Can the receiving team score a point in pickleball?
No, in traditional side-out scoring, only the serving team can score a point. If the receiving team wins the rally, they earn the serve but not a point. The moment they become the serving team and win a rally, that's when points start accumulating for them. This is what makes getting and holding serve so strategically important.
How do you know which side to serve from in pickleball?
Even score = right side. Odd score = left side. This applies to both singles and doubles. Your team's score is what determines the side, not the rally count or the game clock. If your team has 4 points, serve from the right. If you have 5, serve from the left. The server must be positioned correctly before the serve lands, or it's a fault.

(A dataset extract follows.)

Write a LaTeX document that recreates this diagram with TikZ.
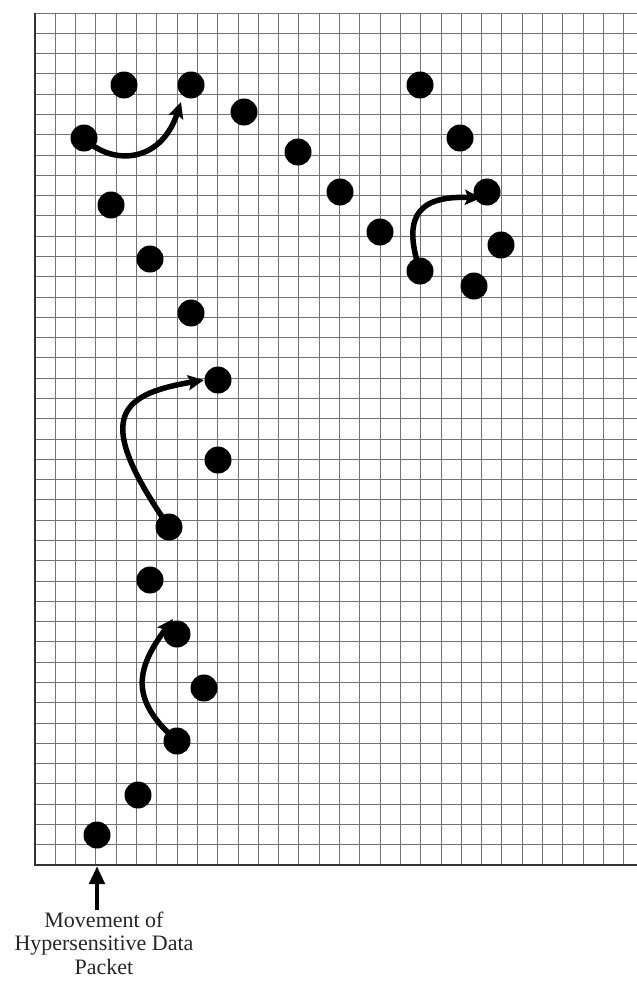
\documentclass[tikz,border=0pt]{standalone}
\usepackage{fontspec}
\setmainfont{Liberation Serif}
\usetikzlibrary{arrows.meta}
\begin{document}
\begin{tikzpicture}[x=1pt,y=-1pt,
  dot/.style={circle,fill=black,inner sep=0pt,minimum size=27pt},
  gridline/.style={draw=black!55,line width=1pt},
  edgeline/.style={draw=black!80,line width=1.3pt},
  movearrow/.style={line width=5.5pt,-{Stealth[length=16pt,width=15pt,inset=3pt]}},
  lbl/.style={font=\fontsize{22}{23.5}\selectfont,align=center,text=black!85}
]
\useasboundingbox (0,0) rectangle (637,985);
\fill[white] (0,0) rectangle (637,985);
% grid
\begin{scope}
\clip (0,0) rectangle (637,985);
\foreach \i in {1,...,30}{
  \pgfmathsetmacro{\xx}{35+\i*20.3}
  \draw[gridline] (\xx,13) -- (\xx,865);
}
\foreach \j in {0,...,41}{
  \pgfmathsetmacro{\yy}{13+\j*20.286}
  \draw[gridline] (35,\yy) -- (650,\yy);
}
\draw[edgeline] (35,13) -- (35,865) -- (650,865);
\end{scope}
% dots
\node[dot] (d1) at (124,85) {};
\node[dot] (d2) at (191,85) {};
\node[dot] (d3) at (84,138) {};
\node[dot] (d4) at (244,112) {};
\node[dot] (d5) at (298,152) {};
\node[dot] (d6) at (340,192) {};
\node[dot] (d7) at (111,205) {};
\node[dot] (d8) at (380,232) {};
\node[dot] (d9) at (150,259) {};
\node[dot] (d10) at (191,313) {};
\node[dot] (d11) at (420,85) {};
\node[dot] (d12) at (460,138) {};
\node[dot] (d13) at (487,192) {};
\node[dot] (d14) at (501,245) {};
\node[dot] (d15) at (420,271) {};
\node[dot] (d16) at (474,286) {};
\node[dot] (d17) at (218,380) {};
\node[dot] (d18) at (218,460) {};
\node[dot] (d19) at (169,527) {};
\node[dot] (d20) at (150,580) {};
\node[dot] (d21) at (177,634) {};
\node[dot] (d22) at (204,688) {};
\node[dot] (d23) at (177,741) {};
\node[dot] (d24) at (138,795) {};
\node[dot] (d25) at (97,835) {};
% movement arrows
\draw[movearrow] (d3.center) .. controls (110,165) and (160,165) .. ([shift={(-10pt,-17pt)}]d2.center);
\draw[movearrow] (d15.center) .. controls (405,225) and (410,195) .. ([shift={(-6pt,-6pt)}]d13.center);
\draw[movearrow] (d19.center) .. controls (95,420) and (115,395) .. ([shift={(-14pt,0pt)}]d17.center);
\draw[movearrow] (d23.center) .. controls (130,700) and (135,670) .. ([shift={(-4pt,15pt)}]d21.center);
% label
\coordinate (gb) at (97,866);
\node[lbl,anchor=north] (lab) at (104,908) {Movement of\\Hypersensitive Data\\Packet};
\draw[line width=4.5pt,-{Triangle[length=18pt,width=15pt]}] ([yshift=-2pt]lab.north -| gb) -- (gb);
\end{tikzpicture}
\end{document}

What happens if you call the wrong score in pickleball?
If you call the wrong score before serving, the receiving team has the right to stop play and correct it before the serve is struck. If a wrong score is called and play continues without correction, the point typically stands. The best habit is to pause, agree on the score with both teams, then serve. In tournament settings, a referee handles score disputes, but in recreational play, just sort it out before the ball is in the air.
What is the difference between pickleball scoring in singles vs. doubles?
In doubles, three numbers are called: serving team score, receiving team score, server number (1 or 2). In singles, only two numbers are called: server's score, receiver's score. The side-switching rule (even = right, odd = left) applies to both formats. Singles is simpler to track but significantly more physically demanding because you're covering the whole court alone.